CHICAGO, IL - SEPTEMBER 10: Chicago school teachers picket outside Wells… (Scott Olson )
For the first time in 25 years, Chicago’s teachers have walked out of the classroom to strike. If you happened to catch a glimpse of sign-wielding crowds outside your CTA window this morning, or wondered why your Facebook feed was flooded with teacher friends posing on the picket line, you might be wondering just exactly what’s going on. Here’s some quick info to get you up to speed.
So, what happened? Why are the teachers striking?
The strike comes after the Chicago Teachers Union, the group representing 25,000 Chicago Public Schools teachers, failed to reach a contract agreement with Chicago’s school board.
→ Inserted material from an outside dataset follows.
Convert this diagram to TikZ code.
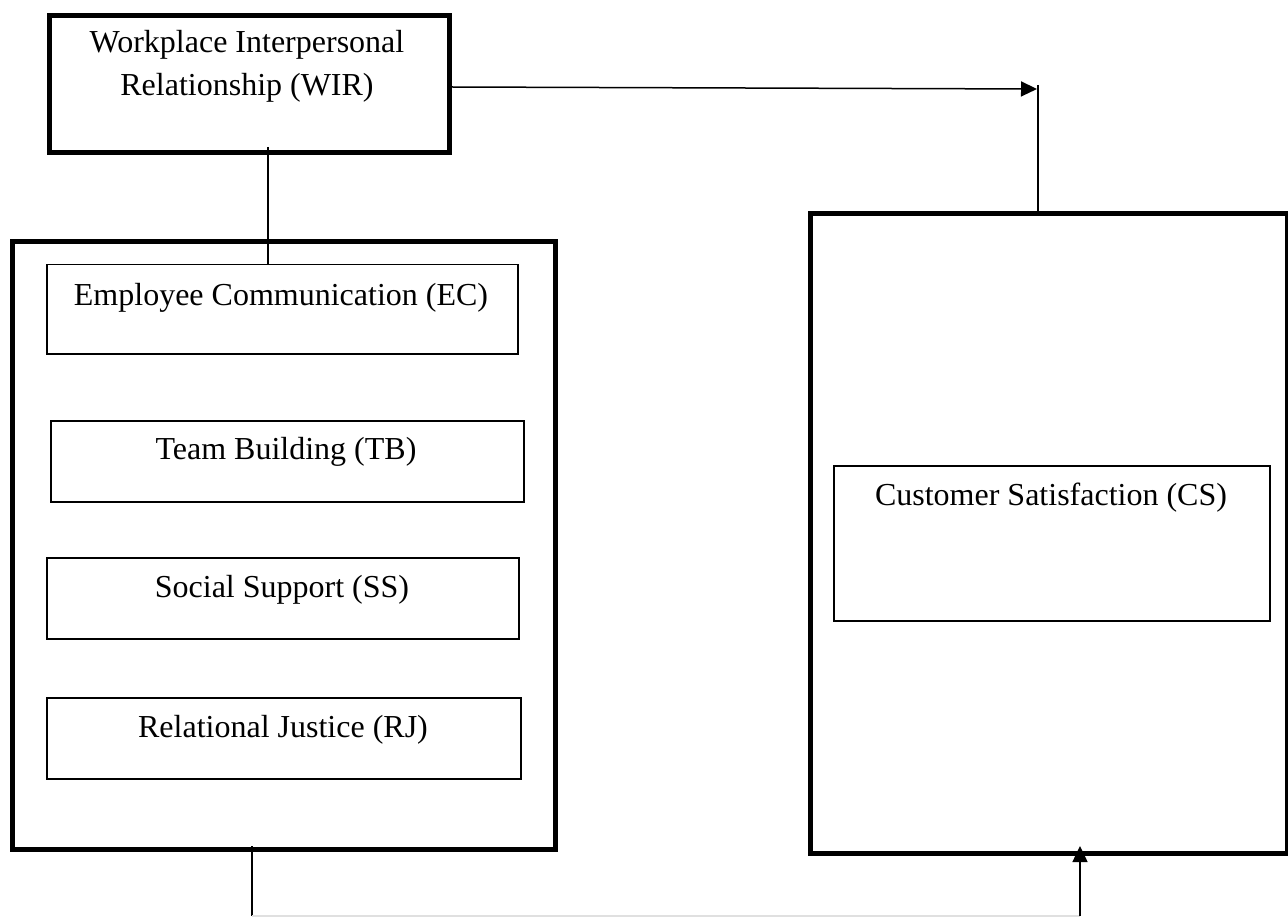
\documentclass[tikz,border=0pt]{standalone}
\usepackage{fontspec}
\setmainfont{Liberation Serif}
\usetikzlibrary{arrows.meta}
\begin{document}
\begin{tikzpicture}[x=1pt,y=-1pt,
  thickbox/.style={draw,line width=5pt,rectangle,inner sep=0pt,anchor=north west},
  thinbox/.style={draw,line width=1.5pt,rectangle,inner sep=0pt,anchor=north west},
  txt/.style={inner sep=0pt,font=\fontsize{32}{43}\selectfont,align=center},
  conn/.style={line width=1.5pt},
  arr/.style={line width=1.5pt,-{Triangle[length=16pt,width=15pt]}}]
\useasboundingbox (0,0) rectangle (1288,917);
% top box
\node[thickbox,minimum width=400pt,minimum height=137pt] (wir) at (47,13) {};
\node[txt] (wirt) at (247,66) {Workplace Interpersonal\\Relationship (WIR)};
% left big box
\node[thickbox,minimum width=543pt,minimum height=608pt] (left) at (10,239) {};
\node[thinbox,minimum width=471pt,minimum height=89pt] (ec) at (46,264) {};
\node[txt] (ect) at (281,298) {Employee Communication (EC)};
\node[thinbox,minimum width=473pt,minimum height=81pt] (tb) at (50,420) {};
\node[txt] (tbt) at (286,452) {Team Building (TB)};
\node[thinbox,minimum width=472pt,minimum height=81pt] (ss) at (46,557) {};
\node[txt] (sst) at (282,590) {Social Support (SS)};
\node[thinbox,minimum width=474pt,minimum height=81pt] (rj) at (46,697) {};
\node[txt] (rjt) at (283,730) {Relational Justice (RJ)};
% right big box
\node[thickbox,minimum width=477pt,minimum height=640pt] (cs) at (808,211) {};
\node[thinbox,minimum width=436pt,minimum height=155pt] (csi) at (833,465) {};
\node[txt] (csit) at (1051,498) {Customer Satisfaction (CS)};
% junction coordinates
\coordinate (wirout) at ([yshift=-3pt]wir.east);
\coordinate (jtop) at (1038,85);
\coordinate (jtip) at (1037,89);
\coordinate (cstop) at (1038,213);
\coordinate (wirdown) at (268,147);
\coordinate (ecin) at (268,264);
\coordinate (lbot) at (252,846);
\coordinate (lend) at (252,916);
\coordinate (rstart) at (1080,916);
\coordinate (csbot) at (1080,846);
% connectors
\draw[arr] (wirout) -- (jtip);
\draw[conn] (jtop) -- (cstop);
\draw[conn] (wirdown) -- (ecin);
\draw[conn] (lbot) -- (lend);
\draw[line width=1.5pt,black!12] (lend) -- (rstart);
\draw[arr] (rstart) -- (csbot);
\end{tikzpicture}
\end{document}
The two groups have been negotiating since November on a new contract, and failed to reach an agreement before a Midnight deadline Sunday. A strike was authorized by the union in June, with 90 percent of members voting in favor of a picket.
What are they arguing about exactly?
There are a number of points of contention, ranging from benefits to salaries. Things boil down to three key issues. For one, the sides have not been able to agree upon the amount of a pay bump that goes into effect for the contract’s first year. The CTU is also fighting on job security issues, asking for a system where laid off teachers would be recalled if new jobs open up in the district. Finally, the CTU wants student performance in the classroom to reflect less on the teacher when it comes time for an evaluation process.
How ugly is it?
CTU President Karen Lewis called Mayor Rahm Emanuel a “bully” and a “liar” during a big Labor Day rally last week. The Tribune reported sending Rahm to the bargaining table to reach an agreement wasn’t going to fly, citing “bad blood” between him and Lewis.
What about the kids? Is it just like an extended summer vacation?
It depends. CPS has implemented a backup plan of sorts called “Children First,” which is focused on parents who cannot provide meals and child care during the school year. The district will keep 144 schools open, which will serve breakfast and lunch to students and provide activities to an estimated 150,000 expected to take part in the program. Additionally, many churches and community organizations are extending the hours of after-school programs to accommodate students.
However, since no traditional instruction is allowed during the strike because of state law, many of the activities will be independent reading or writing. It’s not an extended vacation for students, either. Missed days will have to be made up with shortened school day breaks or extra days at the end of the year.
All right, how long could the strike last?
It’s difficult to tell. On Monday, the Tribune reported CTU President Karen Lewis said the sides were “close” on an agreement about pay, but the union remained concerned about other issues. The last strike was in 1987, and lasted 19 days.